El pueblo mexicano sufre de esa anemia espiritual que no le permite comprenderse a sí como un pueblo dotado de fortalezas importantes, se conforma con enaltecer el discurso victimista, y hacer de su recurso favorito: la burla, el eje de sus diatribas incrédulas y provincianas contra todo lo que los enaltezca, como en una especie de juego masoquista que simplemente no se autocomprende  como portador de fuerzas importantes que contribuyen al enriquecimiento de la historia de las culturas, y cuando alguien o algo transgrede ese mediocre principio, la ola justiciera del populacho se alza con un pútrido sentido de “realismo” que es alérgico a la idealización mitológica, a sus encantos, a sus delicias… que quizás fácilmente les haría saber que no necesitan teñir el cabello de rubio para ser mejores, y que la fastuosidad de su milenaria historia no es inferior a la de ninguna otra, valorando, quizás, aún más la importancia de la pulcritud del alma, y que siempre será más importante dignificar el espíritu a partir de la educación, que encaminarse al bien inmediato y siempre limitado de la “sobrevivencia”. Creerse portador de la grandeza histórica encarnada, es uno de los principios legitimadores claves que la sociedad burguesa actualmente consolidada en oligarquía demagógica, no ha podido brindar al espíritu de su sociedad.

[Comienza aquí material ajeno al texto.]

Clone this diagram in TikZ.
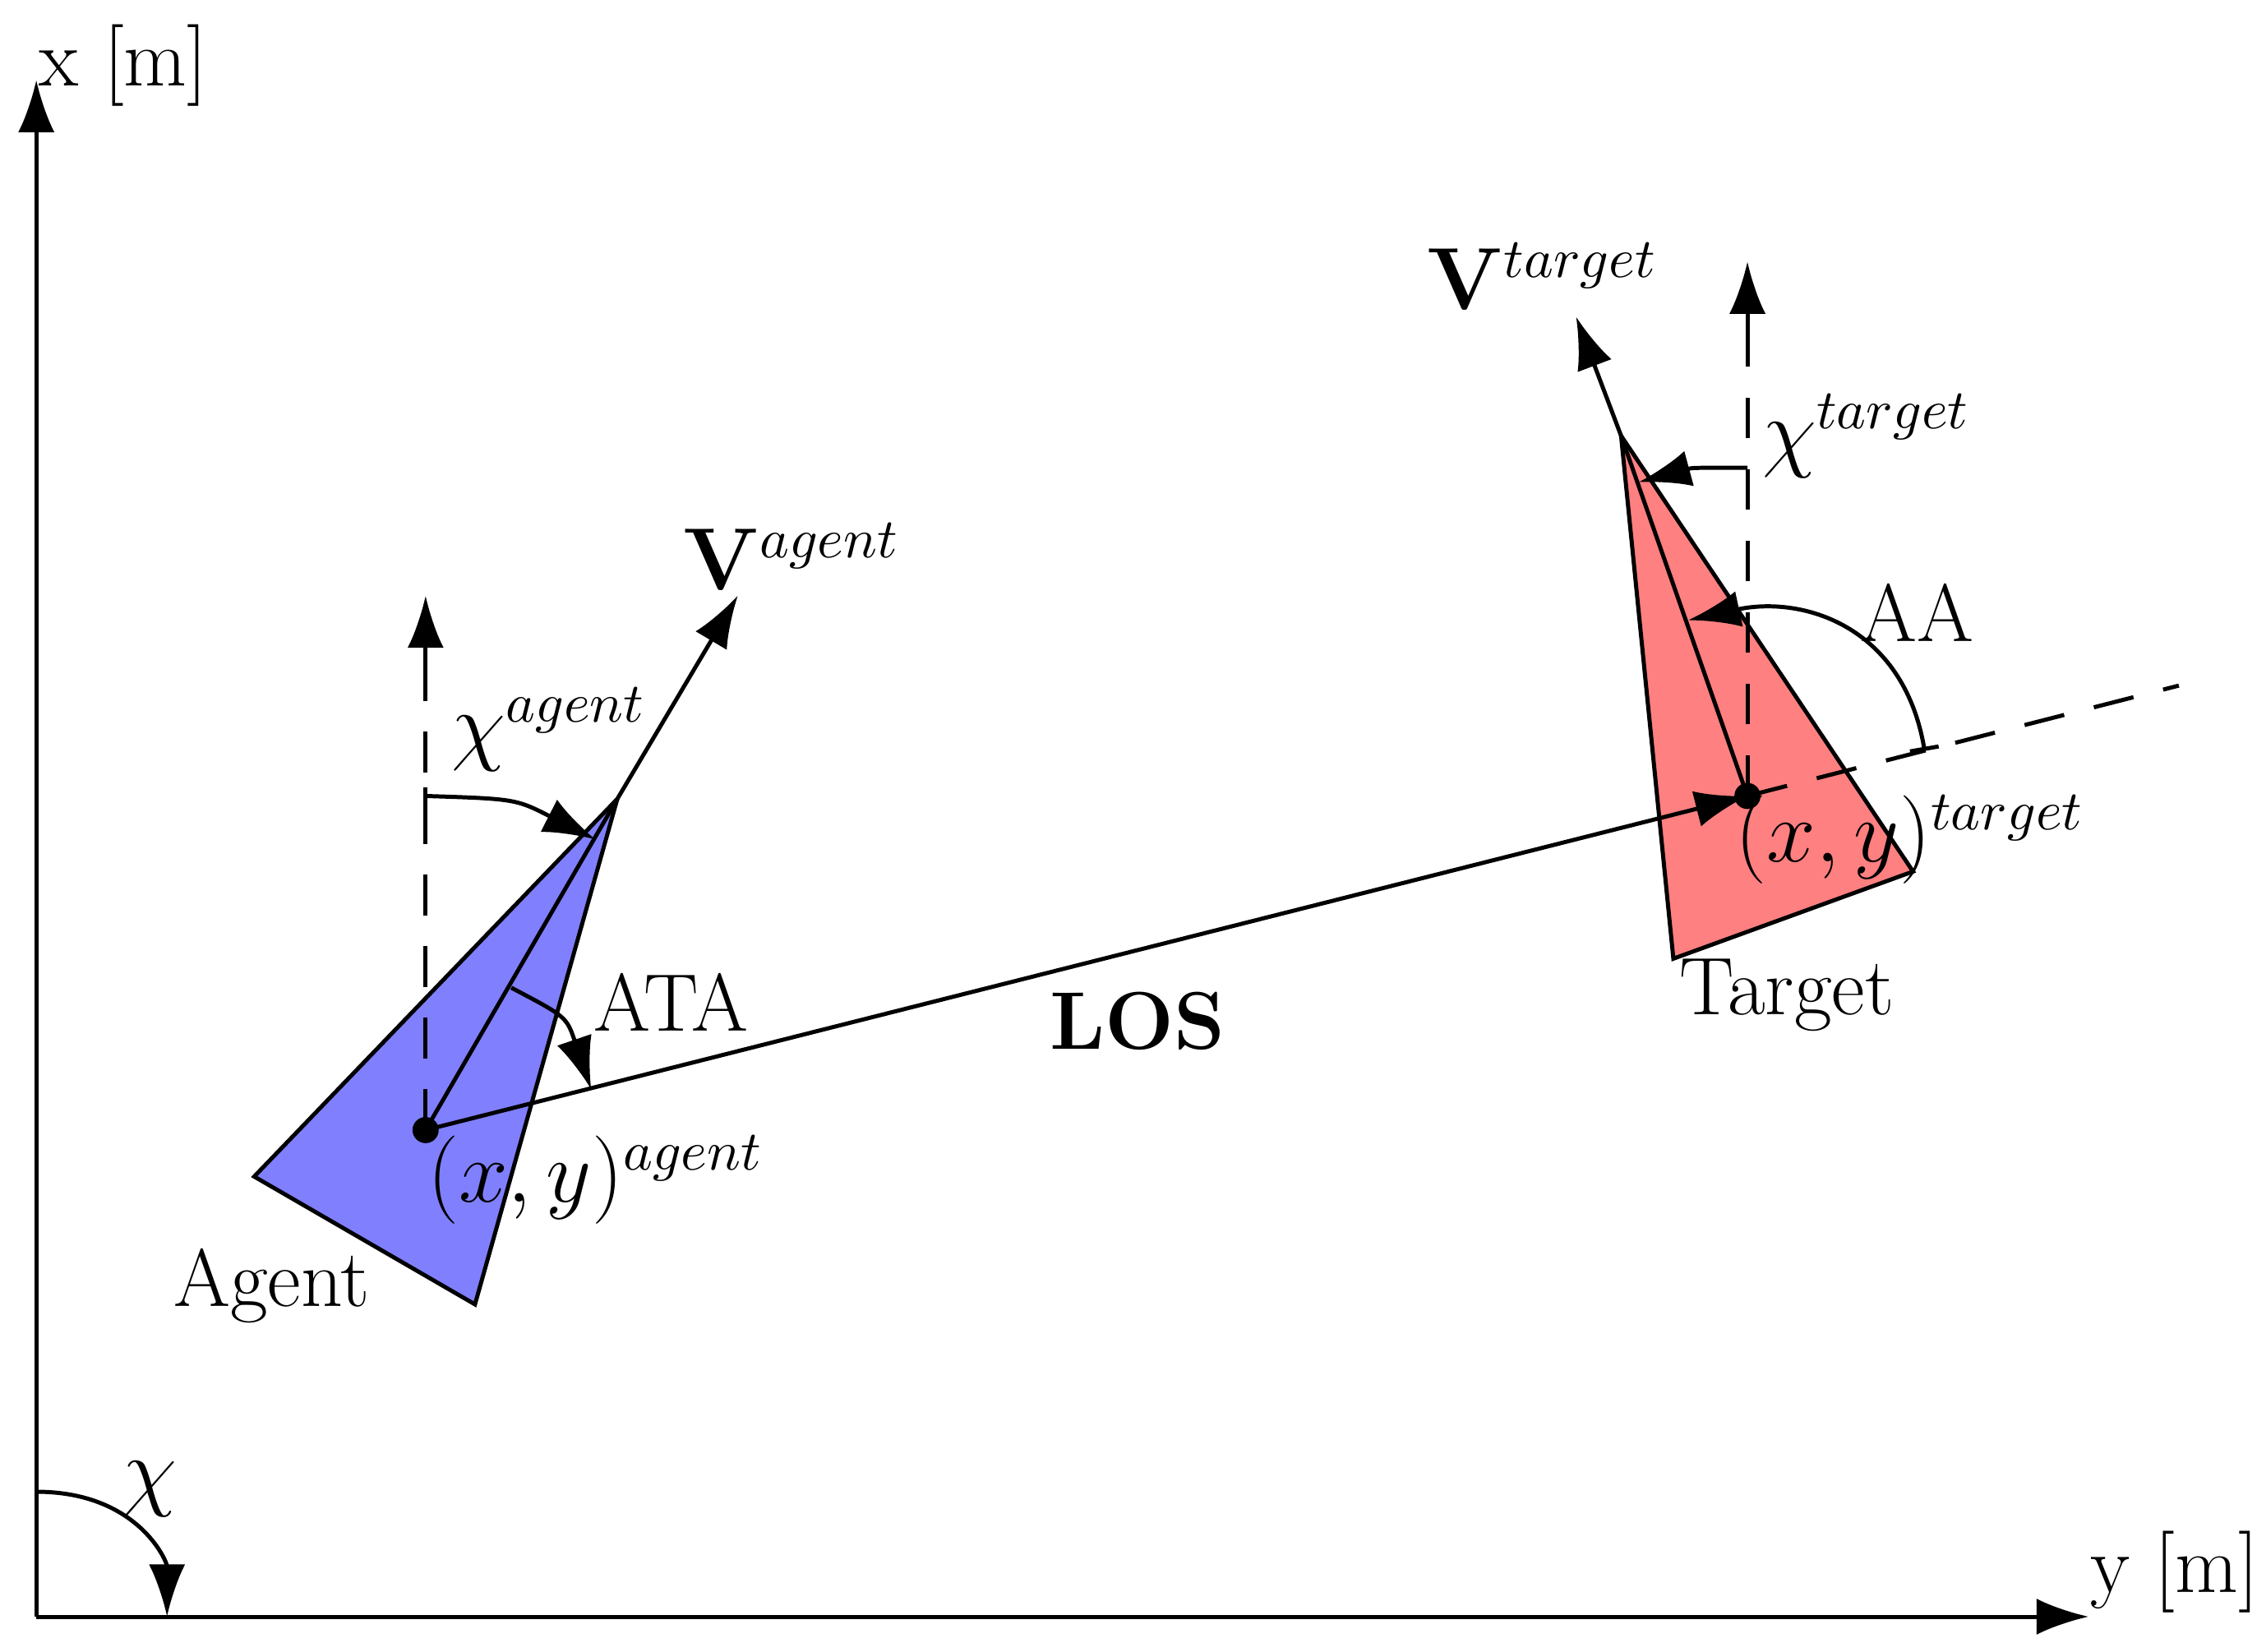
\documentclass[tikz,border=0pt]{standalone}
\usetikzlibrary{arrows.meta}
\begin{document}
\begin{tikzpicture}[x=0.01cm,y=-0.01cm,
  ln/.style={line width=0.8pt},
  arr/.style={ln,-{Latex[length=0.36cm,width=0.25cm]}},
  dsh/.style={ln,dash pattern=on 8pt off 6pt},
  lbl/.style={font=\fontsize{16}{19}\selectfont,inner sep=1pt}]
\useasboundingbox (0,0) rectangle (1560,1137);
% coordinates
\coordinate (O) at (25,1113);
\coordinate (XT) at (25,55);
\coordinate (YT) at (1438,1113);
\coordinate (A) at (293,778);
\coordinate (An) at (425,550);
\coordinate (T) at (1203,548);
\coordinate (Tn) at (1116,300);
% axes
\draw[arr] (O) -- (XT);
\draw[arr] (O) -- (YT);
\node[lbl] (xl) at (85,45) {x [m]};
\node[lbl] (yl) at (1497,1082) {y [m]};
\draw[arr] (25,1027) .. controls (95,1027) and (115,1075) .. (115,1113);
\node[lbl] (chi) at (103,1025) {$\chi$};
% agent
\draw[ln,fill=blue!50] (175,810) -- (An) -- (327,898) -- cycle;
\draw[ln] (A) -- (An);
\draw[dsh] (A) -- (293,450);
\draw[arr] (293,460) -- (293,410);
\draw[arr] (An) -- (508,410);
\node[lbl] (Va) at (545,383) {$\mathbf{V}^{agent}$};
\draw[ln] (293,542) -- (293,555);
\draw[arr] (293,548) .. controls (355,550) .. (410,578);
\node[lbl] (chia) at (378,502) {$\chi^{agent}$};
\draw[arr] (352,680) .. controls (390,700) .. (407,750);
\node[lbl] (ata) at (462,690) {ATA};
\fill (A) circle (9);
\node[lbl] (xya) at (410,812) {$(x,y)^{agent}$};
\node[lbl] (ag) at (187,885) {Agent};
% target
\draw[ln,fill=red!50] (Tn) -- (1317,600) -- (1152,660) -- cycle;
\draw[dsh] (T) -- (1500,472);
\draw[ln] (T) -- (Tn);
\draw[arr] (Tn) -- (1085,218);
\node[lbl] (Vt) at (1062,190) {$\mathbf{V}^{target}$};
\draw[dsh] (T) -- (1203,220);
\draw[arr] (1203,230) -- (1203,180);
\draw[arr] (1203,322) .. controls (1165,322) .. (1128,332);
\node[lbl] (chit) at (1285,300) {$\chi^{target}$};
\draw[ln,{Bar[width=0.2cm]}-{Latex[length=0.36cm,width=0.25cm]}] (1325,517) .. controls (1310,430) and (1240,410) .. (1162,427);
\node[lbl] (aa) at (1320,422) {AA};
% LOS
\draw[arr] (A) -- (T);
\node[lbl] (los) at (783,703) {\textbf{LOS}};
\fill (T) circle (9);
\node[lbl] (xyt) at (1315,578) {$(x,y)^{target}$};
\node[lbl] (tg) at (1230,685) {Target};
\end{tikzpicture}
\end{document}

Pazguata, ignorante y rapaz, la élite nacional no ha sabido legitimar su estancia al frente de la sociedad, ennobleciendo más su propia alma, edificando un arquetipo de sí capaz de inspirar a su fastidiada sociedad, a elevar la cara y recuperar la dignidad derrochada entre tanta vulgaridad.  Sin fuerzas para trascender, el espíritu derrotista flota como la nata de contaminantes que asfixian a su imperial capital, con ese ambiente de cripta que tanto satisface a la conciencia victimista.

Sólo una nueva narrativa mítica, una novedosa y joven fuerza creadora, podrá reencontrar a una sociedad lastimada, con el camino de una historia espléndida, multicultural, multirracial, cosmopolita y generosa que no puede conformarse con ser la burla de sí, y el desprecio (menosprecio) de los otros.